System Design and Algorithmic Development for Air Traffic Control Based on an Associative Processor

This paper provides a solution to air traffic control (ATC) using an enhanced SIMD machine model called an Associative Processor (AP). Our solution differs from previous ATC systems that are designed for MIMD computers and have a great deal of difficulty meeting the predictability requirements for ATC, which are critical for meeting the strict certification standards required for safety critical software components. The proposed AP solution supports accurate predictions of worst case execution times and guarantees all deadlines are met. Furthermore, the software developed based on the AP model is much simpler and smaller in size than the current corresponding ATC software.
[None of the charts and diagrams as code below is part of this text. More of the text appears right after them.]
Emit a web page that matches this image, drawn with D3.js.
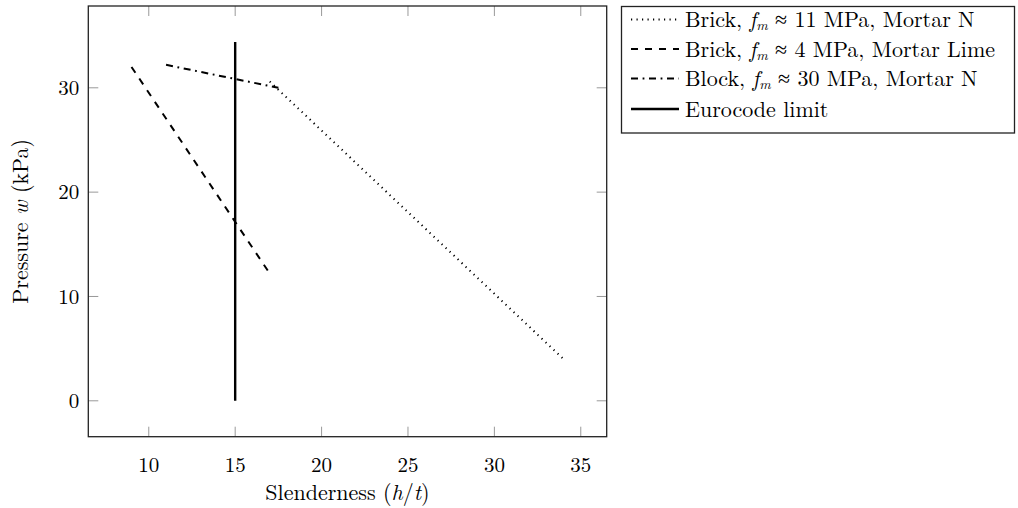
<!DOCTYPE html>
<meta charset='utf-8'>
<style>
  body { margin: 0; background: #fff; }
  svg text { font-family: 'Latin Modern Roman', 'CMU Serif', 'Liberation Serif', serif; fill: #000; }
</style>
<div id='chart'></div>
<script src='https://d3js.org/d3.v7.min.js'></script>
<script>

  // data
  var brick11 = [[17, 30.6], [34, 4]];
  var brick4 = [[9, 32], [17, 12.2]];
  var block30 = [[11, 32.2], [17.5, 30]];
  var eurocode = [[15, 0], [15, 34.4]];
  var xTicks = [10, 15, 20, 25, 30, 35];
  var yTicks = [0, 10, 20, 30];
  var legendNames = [
    ['Brick, ', '11 MPa, Mortar N'],
    ['Brick, ', '4 MPa, Mortar Lime'],
    ['Block, ', '30 MPa, Mortar N'],
    ['Eurocode limit']
  ];

  var margin = {top: 6, left: 88.3},
      width = 518.4,
      height = 430.7,
      fs = '22px';

  var svg = d3.select('#chart')
    .append('svg')
      .attr('width', 1018)
      .attr('height', 508);

  var g = svg.append('g')
      .attr('transform', 'translate(' + margin.left + ',' + margin.top + ')');

  var x = d3.scaleLinear().domain([6.5, 36.5]).range([0, width]);
  var y = d3.scaleLinear().domain([-3.44, 37.84]).range([height, 0]);

  // ticks on all four sides, pointing inwards
  var tickLen = 10;
  xTicks.forEach(function (t) {
    g.append('line').attr('x1', x(t)).attr('x2', x(t)).attr('y1', height).attr('y2', height - tickLen)
      .attr('stroke', '#999').attr('stroke-width', 1);
    g.append('line').attr('x1', x(t)).attr('x2', x(t)).attr('y1', 0).attr('y2', tickLen)
      .attr('stroke', '#999').attr('stroke-width', 1);
    g.append('text').attr('x', x(t)).attr('y', height + 35)
      .attr('text-anchor', 'middle').style('font-size', '21px').text(t);
  });
  yTicks.forEach(function (t) {
    g.append('line').attr('x1', 0).attr('x2', tickLen).attr('y1', y(t)).attr('y2', y(t))
      .attr('stroke', '#999').attr('stroke-width', 1);
    g.append('line').attr('x1', width).attr('x2', width - tickLen).attr('y1', y(t)).attr('y2', y(t))
      .attr('stroke', '#999').attr('stroke-width', 1);
    g.append('text').attr('x', -9).attr('y', y(t)).attr('dy', '0.35em')
      .attr('text-anchor', 'end').style('font-size', '21px').text(t);
  });

  g.append('rect').attr('width', width).attr('height', height)
    .attr('fill', 'none').attr('stroke', '#222').attr('stroke-width', 1.3);

  var line = d3.line().x(function (d) { return x(d[0]); }).y(function (d) { return y(d[1]); });
  var dashes = ['1.2,4.3', '7,7', '7,4.6,1.8,4.6', null];
  var series = [brick11, brick4, block30, eurocode];

  series.forEach(function (s, i) {
    g.append('path').datum(s)
      .attr('d', line)
      .attr('fill', 'none')
      .attr('stroke', '#000')
      .attr('stroke-width', i == 3 ? 2.4 : 2)
      .attr('stroke-dasharray', dashes[i]);
  });

  // axis labels
  var xl = svg.append('text').attr('x', margin.left + width / 2).attr('y', 500)
    .attr('text-anchor', 'middle').style('font-size', fs);
  xl.append('tspan').text('Slenderness (');
  xl.append('tspan').style('font-style', 'italic').text('h');
  xl.append('tspan').text('/');
  xl.append('tspan').style('font-style', 'italic').text('t');
  xl.append('tspan').text(')');

  var yl = svg.append('text')
    .attr('transform', 'translate(28,' + (margin.top + height / 2) + ') rotate(-90)')
    .attr('text-anchor', 'middle').style('font-size', fs);
  yl.append('tspan').text('Pressure ');
  yl.append('tspan').style('font-style', 'italic').text('w');
  yl.append('tspan').text(' (kPa)');

  // legend
  var lg = svg.append('g');
  lg.append('rect').attr('x', 621.5).attr('y', 6.5).attr('width', 393).attr('height', 126.5)
    .attr('fill', '#fff').attr('stroke', '#222').attr('stroke-width', 1.3);
  var rowY = [19.5, 49, 78.5, 109];
  legendNames.forEach(function (n, i) {
    lg.append('line').attr('x1', 631).attr('x2', 679).attr('y1', rowY[i]).attr('y2', rowY[i])
      .attr('stroke', '#000').attr('stroke-width', i == 3 ? 2.4 : 2)
      .attr('stroke-dasharray', dashes[i]);
    var t = lg.append('text').attr('x', 685).attr('y', rowY[i]).attr('dy', '0.35em')
      .style('font-size', fs);
    t.append('tspan').text(n[0]);
    if (n.length > 1) {
      t.append('tspan').style('font-style', 'italic').text('f');
      t.append('tspan').style('font-style', 'italic').style('font-size', '14px').attr('dy', '3').text('m');
      t.append('tspan').attr('dy', '-3').text(' \u2248 ' + n[1]);
    }
  });
</script>
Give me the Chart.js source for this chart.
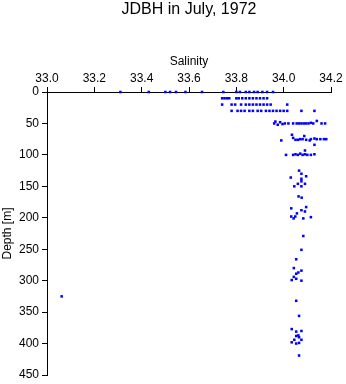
<!DOCTYPE html>
<html>
<head>
<meta charset="utf-8">
<script src="https://cdn.jsdelivr.net/npm/chart.js@4"></script>
<style>
  body { margin: 0; background: #fff; }
</style>
</head>
<body>
<canvas id="chart" width="346" height="384"></canvas>
<script>
// values
const chartTitle = 'JDBH in July, 1972';
const salinityTicks = [33, 33.2, 33.4, 33.6, 33.8, 34, 34.2];
const depthTicks = [0, 50, 100, 150, 200, 250, 300, 350, 400, 450];

// bottle levels near the surface (one depth each)
const salinity0 = [33.31, 33.43, 33.50, 33.52, 33.545, 33.585, 33.655, 33.745, 33.80, 33.815, 33.84, 33.855, 33.875, 33.89, 33.91, 33.93, 33.955];
const salinity10 = [33.74, 33.75, 33.76, 33.77, 33.80, 33.81, 33.825, 33.84, 33.855, 33.87, 33.885, 33.90, 33.915, 33.93];
const salinity20 = [33.74, 33.78, 33.795, 33.82, 33.84, 33.855, 33.87, 33.885, 33.90, 33.915, 33.93, 33.945, 34.015];
const salinity30 = [33.78, 33.805, 33.82, 33.835, 33.855, 33.87, 33.89, 33.905, 33.925, 33.94, 33.955, 33.97, 33.985, 34.0, 34.015, 34.075, 34.13];

// around 50 m
const salinity50 = [33.96, 33.965, 33.975, 33.985, 33.995, 34.005, 34.02, 34.04, 34.055, 34.065, 34.075, 34.085, 34.095, 34.105, 34.115, 34.125, 34.14, 34.16, 34.175];
const depth50 = [50, 47, 52, 48, 51, 50, 50, 50, 50, 50, 50, 50, 50, 50, 49, 50, 46, 50, 50];

// around 75 m
const salinity75 = [33.99, 34.035, 34.04, 34.05, 34.06, 34.07, 34.08, 34.087, 34.095, 34.11, 34.115, 34.13, 34.14, 34.155, 34.17, 34.18, 34.13];
const depth75 = [77, 68, 73, 76, 76, 75, 75, 70, 76, 77, 75, 74, 75, 75, 75, 75, 84];

// around 100 m
const salinity100 = [34.01, 34.04, 34.05, 34.06, 34.07, 34.08, 34.09, 34.1, 34.115, 34.13, 34.09];
const depth100 = [100, 100, 99, 100, 98, 100, 99, 100, 100, 99, 93];

// deeper samples
const salinityDeep = [34.065, 34.075, 34.095, 34.03, 34.075, 34.075, 34.06, 34.09, 34.045, 34.075,
  34.063, 34.076, 34.032, 34.075, 34.095, 34.09, 34.056, 34.032, 34.049, 34.042, 34.083, 34.115,
  34.083, 34.075, 34.053, 34.043, 34.075, 34.062, 34.053, 34.043, 34.034, 34.053, 34.075,
  33.062, 34.053, 34.065, 34.034, 34.053, 34.075, 34.062, 34.053, 34.065, 34.045, 34.075, 34.034, 34.053, 34.065, 34.065];
const depthDeep = [125, 130, 134, 136, 138, 142, 146, 146, 150, 150,
  166, 168, 185, 188, 183, 190, 193, 198, 198, 201, 201, 199,
  229, 251, 266, 280, 284, 287, 289, 294, 299, 297, 300,
  325, 332, 356, 377, 381, 380, 387, 388, 390, 394, 394, 398, 400, 399, 419];

const points = [];
salinity0.forEach(s => points.push({ x: s, y: 0 }));
salinity10.forEach(s => points.push({ x: s, y: 10 }));
salinity20.forEach(s => points.push({ x: s, y: 20 }));
salinity30.forEach(s => points.push({ x: s, y: 30 }));
salinity50.forEach((s, i) => points.push({ x: s, y: depth50[i] }));
salinity75.forEach((s, i) => points.push({ x: s, y: depth75[i] }));
salinity100.forEach((s, i) => points.push({ x: s, y: depth100[i] }));
salinityDeep.forEach((s, i) => points.push({ x: s, y: depthDeep[i] }));

const font = { family: '"Liberation Sans", Arial, sans-serif', size: 12 };

new Chart(document.getElementById('chart'), {
  type: 'scatter',
  data: {
    datasets: [{
      data: points,
      clip: false,
      pointStyle: 'rect',
      pointRadius: 1.8,
      pointBorderWidth: 0,
      backgroundColor: '#0000ff',
      borderColor: '#0000ff'
    }]
  },
  options: {
    responsive: false,
    animation: false,
    layout: { padding: { top: 0, right: 15, bottom: 9, left: 0 } },
    plugins: {
      legend: { display: false },
      tooltip: { enabled: false },
      title: {
        display: true,
        text: chartTitle,
        fullSize: false,
        color: '#000',
        font: { family: font.family, size: 16, weight: 'normal' },
        padding: { top: 0, bottom: 31 }
      }
    },
    scales: {
      x: {
        type: 'linear',
        position: 'top',
        min: 33,
        max: 34.2,
        afterBuildTicks: scale => { scale.ticks = salinityTicks.map(v => ({ value: v })); },
        grid: { drawOnChartArea: false, drawTicks: true, tickLength: 5, color: '#000' },
        border: { display: true, color: '#000', width: 1 },
        ticks: { color: '#000', font: font, padding: 1, maxRotation: 0 },
        title: { display: true, text: 'Salinity', color: '#000', font: font, padding: { top: 4, bottom: 2 } }
      },
      y: {
        type: 'linear',
        reverse: true,
        min: 0,
        max: 450,
        afterBuildTicks: scale => { scale.ticks = depthTicks.map(v => ({ value: v })); },
        afterFit: scale => {
          scale.width = 47;
          scale.paddingTop = 0;
          scale.paddingBottom = 0;
        },
        grid: { drawOnChartArea: false, drawTicks: true, tickLength: 5, color: '#000' },
        border: { display: true, color: '#000', width: 1 },
        ticks: { color: '#000', font: font, padding: 3 },
        title: { display: true, text: 'Depth [m]', color: '#000', font: font, padding: { top: 0, bottom: 0 } }
      }
    }
  }
});
</script>
</body>
</html>
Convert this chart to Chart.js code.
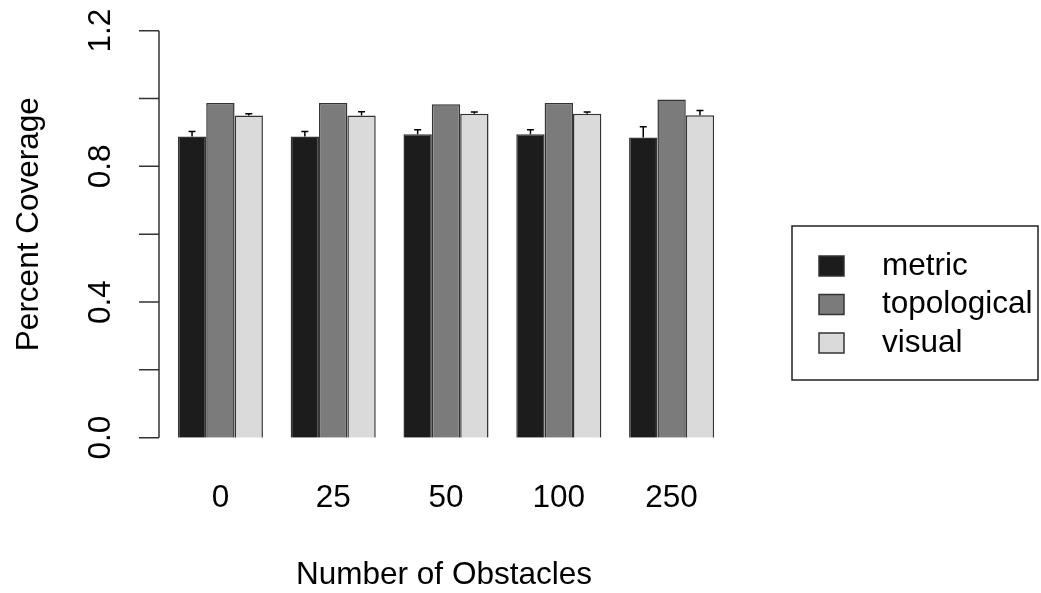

As the associative processor is built from SIMD hardware, it is considerably cheaper and simpler than the MIMD hardware currently used to support ATC. We have designed an ATC prototype consisting of eight ATC real-time tasks for the ClearSpeed CSX600 accelerator, which is used to emulate the AP. Its performance is evaluated in terms of execution time and predictability and is compared to the fastest host-only version implemented using OpenMP on an 8-core multiprocessor (MIMD). Our extensive experiments show that the AP implementation meets all deadlines that can be statically scheduled. In contrast, some tasks miss their deadlines when implemented on the MIMD platform. It is shown that the proposed AP solution will support accurate predictions of worst case execution times and will guarantee that all deadlines are met.